Well, he did. We as addicts, are able to become expert liars. We obtain such a fluency at deceiving that we are able to do it with out even thinking. They say that you are truly fluent in another language when you are able to actually think in that language. Us addicts, when we are using, we are able to think in lies. The come out with such fluidity that little to no thought is needed.

While I was using, I learned how to con everyone. You learn to play a role, to deceive. I became the quiet, rich girl when I was boosting to throw off suspicion. I was clean, when I was with my family. I never had a criminal record when I was at work. I easily morphed into who I needed to be in that current situation.

We lie to our families, our friends, our dealers, other addicts. The worst lies that we tell are to ourselves. Can we ever forgive ourselves for the lies that we tell, the pain that we cause? Can we forgive those who are close to us for the lies that have told to us?

While we hurt the people close to us, we hurt ourselves more. Most couples who use together are unable to continue a worthwhile relationship once they both get sober. Part of this is because they will often trigger each other to relapse. Part of this is because without the drugs, a good deal of the couple have little to nothing in common. Perhaps the largest issue is getting past all the lies and betrayals that the two have done to one another. I have seen couples do horrible things to each other. Boyfriends whoring out their girlfriends. Girls fucking every dealer that will let them. Both parties cheating on one another. It is hard enough to deal with this shit when ripped out of your mind, but sober it is usually too tough to bear.

At some point the lies catch up. Just because you don’t call someone out every time you are aware of the lies that are told to you doesn’t mean that you aren’t aware. I had a good feeling that my friend was lying about the gift cards, I was just hoping against hope that he wasn’t. A may be a lot if things, naive is not one of them.

It is interesting to note, however that the more adept we become at telling and discerning lies, the more we believe our own lies. Every dope head goes on and on, when they are high of course, about how we are going to get clean, tomorrow. Always tomorrow. We are going to do up all of these drugs and then we will get clean. Of course when we wake dope sick the next morning all of that changes. The need for drugs, the need to get well, to just not be sick takes over.

In order to really recover, to achieve lasting sobriety, is to stop lying to ourselves. We use these lies as an excuse to backslide. Before we even relapse, as soon as we start getting clean, we come up with reasons or excuses as to why we will fail. That way when we start using again, we are not heartbroken. How are we ever to succeed if we set ourselves up to fail? The answer is that we can’t.

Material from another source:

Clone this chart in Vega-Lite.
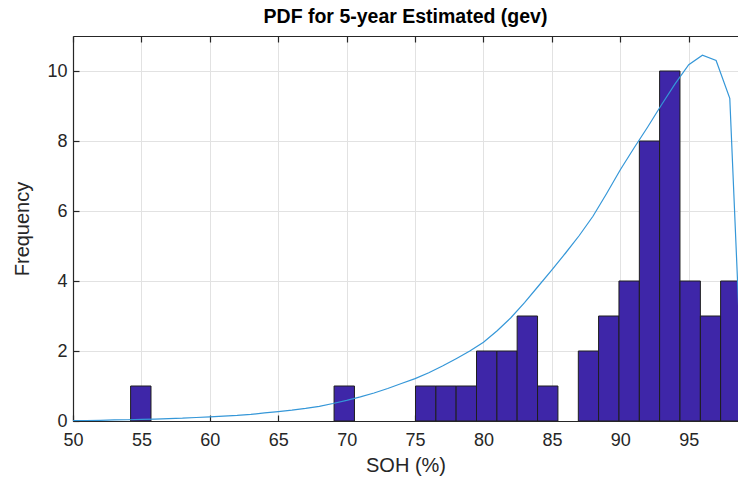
{
  "$schema": "https://vega.github.io/schema/vega-lite/v6.json",
  "width": 665,
  "height": 385,
  "autosize": {"type": "none"},
  "padding": {"left": 73, "top": 36, "right": 0, "bottom": 63},
  "background": "white",
  "title": {
    "text": "PDF for 5-year Estimated (gev)",
    "font": "Liberation Sans",
    "fontSize": 19.5,
    "fontWeight": "bold",
    "color": "#000000",
    "anchor": "middle",
    "offset": 8
  },
  "config": {
    "view": {"stroke": null},
    "axis": {
      "labelFont": "Liberation Sans",
      "labelFontSize": 18,
      "labelColor": "#262626",
      "labelFlush": false,
      "titleFont": "Liberation Sans",
      "titleFontSize": 20,
      "titleFontWeight": "normal",
      "titleColor": "#262626",
      "domainColor": "#262626",
      "domainWidth": 1.2,
      "tickColor": "#262626",
      "tickSize": -6,
      "tickWidth": 1.2,
      "gridColor": "#e2e2e2",
      "gridWidth": 1
    }
  },
  "datasets": {
    "hist": [
      {"bin_start": 54.21, "bin_end": 55.70, "count": 1},
      {"bin_start": 69.08, "bin_end": 70.57, "count": 1},
      {"bin_start": 75.03, "bin_end": 76.52, "count": 1},
      {"bin_start": 76.52, "bin_end": 78.00, "count": 1},
      {"bin_start": 78.00, "bin_end": 79.49, "count": 1},
      {"bin_start": 79.49, "bin_end": 80.98, "count": 2},
      {"bin_start": 80.98, "bin_end": 82.46, "count": 2},
      {"bin_start": 82.46, "bin_end": 83.95, "count": 3},
      {"bin_start": 83.95, "bin_end": 85.44, "count": 1},
      {"bin_start": 86.93, "bin_end": 88.41, "count": 2},
      {"bin_start": 88.41, "bin_end": 89.90, "count": 3},
      {"bin_start": 89.90, "bin_end": 91.39, "count": 4},
      {"bin_start": 91.39, "bin_end": 92.87, "count": 8},
      {"bin_start": 92.87, "bin_end": 94.36, "count": 10},
      {"bin_start": 94.36, "bin_end": 95.85, "count": 4},
      {"bin_start": 95.85, "bin_end": 97.33, "count": 3},
      {"bin_start": 97.33, "bin_end": 98.82, "count": 4}
    ],
    "pdf": [
      {"soh": 50, "density": 0.01},
      {"soh": 51, "density": 0.015},
      {"soh": 52, "density": 0.02},
      {"soh": 53, "density": 0.03},
      {"soh": 54, "density": 0.035},
      {"soh": 55, "density": 0.045},
      {"soh": 56, "density": 0.055},
      {"soh": 57, "density": 0.07},
      {"soh": 58, "density": 0.08},
      {"soh": 59, "density": 0.10},
      {"soh": 60, "density": 0.12},
      {"soh": 61, "density": 0.14},
      {"soh": 62, "density": 0.16},
      {"soh": 63, "density": 0.19},
      {"soh": 64, "density": 0.23},
      {"soh": 65, "density": 0.27},
      {"soh": 66, "density": 0.31},
      {"soh": 67, "density": 0.36},
      {"soh": 68, "density": 0.42},
      {"soh": 69, "density": 0.50},
      {"soh": 70, "density": 0.59},
      {"soh": 71, "density": 0.69},
      {"soh": 72, "density": 0.80},
      {"soh": 73, "density": 0.93},
      {"soh": 74, "density": 1.07},
      {"soh": 75, "density": 1.21},
      {"soh": 76, "density": 1.38},
      {"soh": 77, "density": 1.57},
      {"soh": 78, "density": 1.78},
      {"soh": 79, "density": 2.00},
      {"soh": 80, "density": 2.25},
      {"soh": 81, "density": 2.58},
      {"soh": 82, "density": 2.95},
      {"soh": 83, "density": 3.38},
      {"soh": 84, "density": 3.85},
      {"soh": 85, "density": 4.32},
      {"soh": 86, "density": 4.80},
      {"soh": 87, "density": 5.30},
      {"soh": 88, "density": 5.85},
      {"soh": 89, "density": 6.50},
      {"soh": 90, "density": 7.18},
      {"soh": 91, "density": 7.80},
      {"soh": 92, "density": 8.40},
      {"soh": 93, "density": 9.03},
      {"soh": 94, "density": 9.63},
      {"soh": 95, "density": 10.18},
      {"soh": 96, "density": 10.45},
      {"soh": 97, "density": 10.30},
      {"soh": 98, "density": 9.22},
      {"soh": 99, "density": 0}
    ]
  },
  "layer": [
    {
      "data": {"name": "hist"},
      "mark": {"type": "bar", "fill": "#3E26A8", "stroke": "#1e1e1e", "strokeWidth": 1, "clip": true},
      "encoding": {
        "x": {
          "field": "bin_start",
          "type": "quantitative",
          "scale": {"domain": [50, 98.6], "nice": false, "zero": false, "padding": 0},
          "axis": {
            "orient": "bottom",
            "values": [50, 55, 60, 65, 70, 75, 80, 85, 90, 95],
            "grid": true,
            "title": "SOH (%)",
            "labelPadding": 16,
            "titlePadding": 6
          }
        },
        "x2": {"field": "bin_end"},
        "y": {
          "field": "count",
          "type": "quantitative",
          "scale": {"domain": [0, 11], "nice": false, "padding": 0},
          "axis": {
            "values": [0, 2, 4, 6, 8, 10],
            "grid": true,
            "title": "Frequency",
            "labelPadding": 12,
            "titlePadding": 14
          }
        },
        "y2": {"datum": 0}
      }
    },
    {
      "data": {"name": "pdf"},
      "mark": {"type": "line", "color": "#3597d8", "strokeWidth": 1.2, "clip": true},
      "encoding": {
        "x": {
          "field": "soh",
          "type": "quantitative",
          "axis": {
            "orient": "top",
            "values": [50, 55, 60, 65, 70, 75, 80, 85, 90, 95],
            "labels": false,
            "grid": false,
            "title": null
          }
        },
        "y": {"field": "density", "type": "quantitative", "axis": null}
      }
    }
  ],
  "resolve": {"axis": {"x": "independent", "y": "independent"}}
}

We have to forgive ourselves for our lies. And stop the lies in order to achieve our ultimate goals of having and maintaining a healthy, substance free existence. In an earlier post I wrote about the need to let go. We have to forgive ourselves for the lies we have told, the sins we have committed. It is easy to want to throw ourselves in a self imposed purgatory, but for how long will this last? The refusal to let go of the past, the refusal to forgive ourselves ends up sending us back into a world of drug use.

That being said though, while it is important to forgive people who lie, do we ever forget? Can we ever trust someone who has repeatedly lied to us? Can we ever expect or people to forgive us for our past transgressions? If we can not or will not trust again, then should we feel worthy or deserving of peoples trust? I do not know, but I hope that the karmic retribution of forgiving ourselves and others transcends into making us, as recovering addicts, worthy of forgiveness. But first we must stop lying. Weather we are using or we are clean, we can not continually lie to,everyone around us (including the lies we tell ourselves) if we expect to ever get well.